## OBJECTIVE
Starting at the first line of the entries, extract each line up to and including the one that contains "fill=False, edgecolor='#8a8a8a', linewidth=2.2))", but leave out the pictures.
[BEGIN THE DATA]
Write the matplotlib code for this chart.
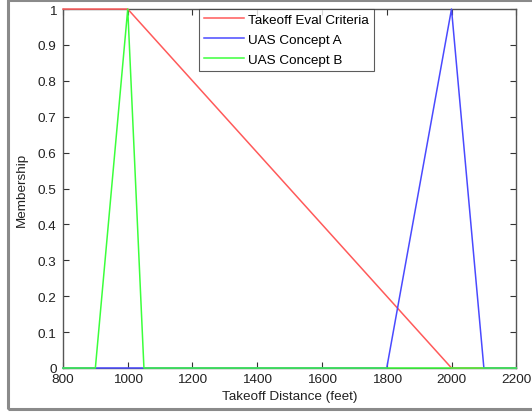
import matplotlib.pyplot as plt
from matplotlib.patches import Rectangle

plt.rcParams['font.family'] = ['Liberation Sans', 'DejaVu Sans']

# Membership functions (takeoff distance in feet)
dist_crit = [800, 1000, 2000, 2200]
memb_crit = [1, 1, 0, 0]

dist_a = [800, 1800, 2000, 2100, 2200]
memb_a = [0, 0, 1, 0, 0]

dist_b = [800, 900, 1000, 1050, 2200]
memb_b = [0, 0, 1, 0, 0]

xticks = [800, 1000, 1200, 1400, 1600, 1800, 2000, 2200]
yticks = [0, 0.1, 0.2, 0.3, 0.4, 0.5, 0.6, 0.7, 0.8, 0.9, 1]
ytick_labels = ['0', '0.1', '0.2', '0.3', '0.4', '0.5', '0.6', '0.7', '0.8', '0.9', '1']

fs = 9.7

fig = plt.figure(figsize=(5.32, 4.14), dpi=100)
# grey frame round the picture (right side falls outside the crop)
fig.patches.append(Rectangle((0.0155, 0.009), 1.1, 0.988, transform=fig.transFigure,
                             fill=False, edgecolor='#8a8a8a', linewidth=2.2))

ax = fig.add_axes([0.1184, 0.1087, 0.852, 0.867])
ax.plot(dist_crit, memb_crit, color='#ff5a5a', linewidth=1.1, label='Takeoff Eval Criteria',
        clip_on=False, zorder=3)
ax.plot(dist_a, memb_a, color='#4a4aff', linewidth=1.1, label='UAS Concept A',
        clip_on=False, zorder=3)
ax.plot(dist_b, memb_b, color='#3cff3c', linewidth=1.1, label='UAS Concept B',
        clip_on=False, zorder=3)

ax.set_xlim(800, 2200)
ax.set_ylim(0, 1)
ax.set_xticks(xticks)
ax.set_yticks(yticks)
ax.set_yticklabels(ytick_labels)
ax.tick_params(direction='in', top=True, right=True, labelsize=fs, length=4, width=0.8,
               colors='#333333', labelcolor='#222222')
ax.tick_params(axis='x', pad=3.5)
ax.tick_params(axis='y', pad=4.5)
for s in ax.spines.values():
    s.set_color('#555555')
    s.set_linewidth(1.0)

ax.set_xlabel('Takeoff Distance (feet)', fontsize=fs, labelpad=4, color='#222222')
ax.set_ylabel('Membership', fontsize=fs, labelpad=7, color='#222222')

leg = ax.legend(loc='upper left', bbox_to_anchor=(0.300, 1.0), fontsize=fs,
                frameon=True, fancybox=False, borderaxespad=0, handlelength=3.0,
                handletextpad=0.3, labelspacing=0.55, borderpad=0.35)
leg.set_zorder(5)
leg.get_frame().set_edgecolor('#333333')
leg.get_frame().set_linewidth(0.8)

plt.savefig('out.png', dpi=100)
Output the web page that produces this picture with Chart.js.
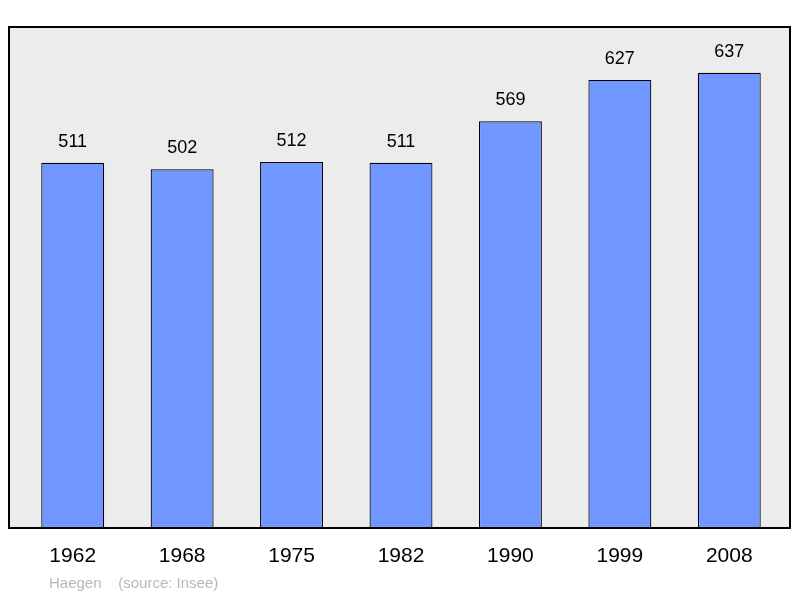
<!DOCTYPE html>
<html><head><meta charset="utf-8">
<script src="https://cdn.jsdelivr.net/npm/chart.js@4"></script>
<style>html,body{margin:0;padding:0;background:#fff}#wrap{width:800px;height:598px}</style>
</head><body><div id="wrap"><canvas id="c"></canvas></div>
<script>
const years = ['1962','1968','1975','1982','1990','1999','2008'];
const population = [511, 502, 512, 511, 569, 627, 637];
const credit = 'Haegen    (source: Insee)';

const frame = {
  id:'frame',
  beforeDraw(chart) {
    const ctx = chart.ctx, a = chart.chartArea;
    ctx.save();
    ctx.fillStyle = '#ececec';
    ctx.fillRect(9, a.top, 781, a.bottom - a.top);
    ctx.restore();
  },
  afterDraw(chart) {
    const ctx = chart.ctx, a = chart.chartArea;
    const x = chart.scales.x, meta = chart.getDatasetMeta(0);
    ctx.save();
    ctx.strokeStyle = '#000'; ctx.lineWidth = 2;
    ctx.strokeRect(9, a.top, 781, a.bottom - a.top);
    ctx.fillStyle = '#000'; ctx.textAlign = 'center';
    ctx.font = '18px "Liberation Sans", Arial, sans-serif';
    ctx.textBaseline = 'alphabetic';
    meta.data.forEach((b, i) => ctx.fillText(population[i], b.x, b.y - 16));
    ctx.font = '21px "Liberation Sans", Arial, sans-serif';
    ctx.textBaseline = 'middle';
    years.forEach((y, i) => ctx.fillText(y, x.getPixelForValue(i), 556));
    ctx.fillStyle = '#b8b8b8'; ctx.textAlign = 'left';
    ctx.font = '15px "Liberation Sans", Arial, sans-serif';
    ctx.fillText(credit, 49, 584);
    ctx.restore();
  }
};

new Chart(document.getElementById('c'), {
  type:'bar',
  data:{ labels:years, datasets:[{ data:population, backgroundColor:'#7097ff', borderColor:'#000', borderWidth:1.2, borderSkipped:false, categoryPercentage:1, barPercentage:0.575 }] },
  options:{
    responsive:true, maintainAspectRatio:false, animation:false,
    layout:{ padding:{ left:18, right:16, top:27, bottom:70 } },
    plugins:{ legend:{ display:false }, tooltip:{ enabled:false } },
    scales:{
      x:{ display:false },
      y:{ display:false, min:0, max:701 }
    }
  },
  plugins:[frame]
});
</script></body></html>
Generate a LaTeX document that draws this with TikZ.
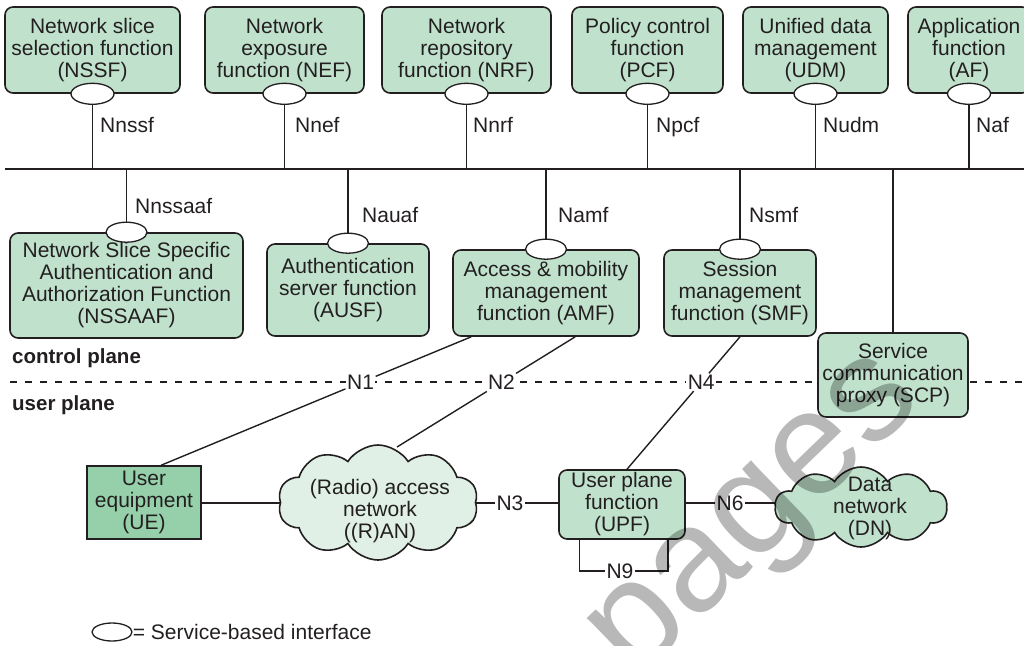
[END THE DATA]
## ANSWER TO THIS PROBLEM
Write the matplotlib code for this chart.
import matplotlib.pyplot as plt
from matplotlib.patches import Rectangle

plt.rcParams['font.family'] = ['Liberation Sans', 'DejaVu Sans']

# Membership functions (takeoff distance in feet)
dist_crit = [800, 1000, 2000, 2200]
memb_crit = [1, 1, 0, 0]

dist_a = [800, 1800, 2000, 2100, 2200]
memb_a = [0, 0, 1, 0, 0]

dist_b = [800, 900, 1000, 1050, 2200]
memb_b = [0, 0, 1, 0, 0]

xticks = [800, 1000, 1200, 1400, 1600, 1800, 2000, 2200]
yticks = [0, 0.1, 0.2, 0.3, 0.4, 0.5, 0.6, 0.7, 0.8, 0.9, 1]
ytick_labels = ['0', '0.1', '0.2', '0.3', '0.4', '0.5', '0.6', '0.7', '0.8', '0.9', '1']

fs = 9.7

fig = plt.figure(figsize=(5.32, 4.14), dpi=100)
# grey frame round the picture (right side falls outside the crop)
fig.patches.append(Rectangle((0.0155, 0.009), 1.1, 0.988, transform=fig.transFigure,
                             fill=False, edgecolor='#8a8a8a', linewidth=2.2))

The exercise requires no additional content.